RM: How did she... it's like she had two sets of parents. Did she talk about how that felt or how'd she balance that?

PS: I asked her a little bit about that. She said the Nordquists, if she got frightened, she could run into their room and jump in bed with them. With her own family, she just had to learn to get on with it. She said there was nobody to comfort her, she just had to be strong, so nobody pampered her.

RM: So do you know, can you tell me a little bit more about her schooling in the area? You mentioned going to school with a teacher who was Papa Nordquist's daughter, but after...

PS: After she moved away, she never talks about school anymore. She never mentioned school.

RM: Did she say, before she was eight, what kind of, what the classroom was like? Was it other Japanese Americans or was it just...

PS: No, it was all white. And I actually went and visited the school. It was a one-room schoolhouse, and it had a potbelly stove, keep the room warm, hitching post out front. And all classes in one room, and it was like that even when I went.

RM: Did she remember how the other kids, did they just accept her as one of them, or was she treated differently?

PS: No, I don't think she was treated differently, she always felt like she was very comfortable there.

RM: Did she learn any, she was on a ranch, right? Did she learn, she was very young, but did she learn any skills of what was going on on the ranch, like riding horses?

PS: No. But he was a cattle rancher. She never said anything about... all she remembers is that he would take her on the covered, like a wagon, with a horse, take her downtown and buy her candy. I mean, she only remembers the good stuff.

RM: And then there was a big change when she went and lived with her own family. And you said she didn't talk about that as much.

PS: She never talked about... she used to play with Tadashi, she remember running around with him, and she said she was faster than him. And she could outsmart him even if he was eighteen months older. But she did mention one time when her mother got upset, she hit her over the head with a butcher knife, and she ran down the street with blood going down her face. And she just said... then when Papa got home and they told him, he said she must have provoked her. So there was no sympathy.

RM: What was her relationship with her older siblings?

PS: You know, she doesn't really say until she moves to Los Angeles, and then she's twelve already. So she doesn't talk about her life there so much.

RM: Do you know, you mentioned that Papa Nordquist died pretty soon after she went to live with her family. Do you know if she attended his funeral?

PS: No, 'cause she didn't even know.
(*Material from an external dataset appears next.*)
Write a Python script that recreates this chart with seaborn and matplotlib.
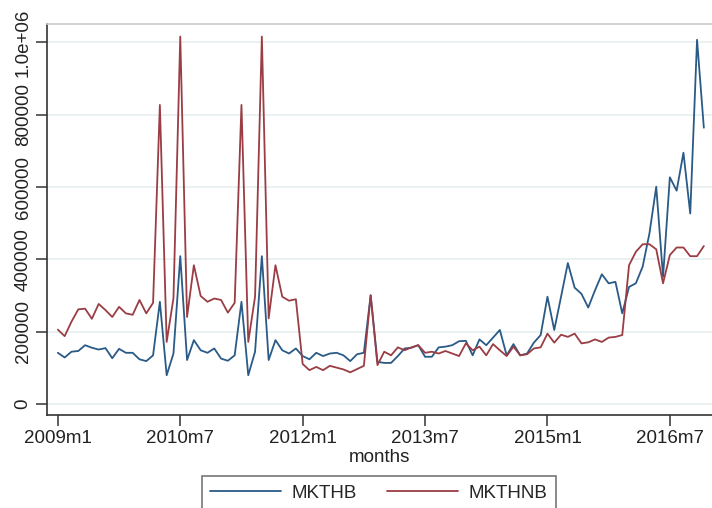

I don't think she found out for a while.

RM: 'Til later?

PS: Yeah.

RM: Do you know if they were a religious family? Did they go to church?

PS: No... I know my mother was a Christian, but she never talked about church or anything. More in her later...

RM: But with her own family or with the Nordquists it wasn't a tradition?

PS: No, I don't think so.

RM: So is there anything about those years from eight two twelve when she was living with your grandparents before he passed away, is there anything that she told you that I haven't asked about that time?

PS: No, only that once her father passed away, her brother was going to college in Washington, and he had to quit college and he had to come back home, 'cause somebody needed to make money or support the family, so then he came to California to find a job. And then when he found a job, then he sent for the rest of the family. And because my mother's father worked for the railroad, they could all ride the train for free. So they all came down here.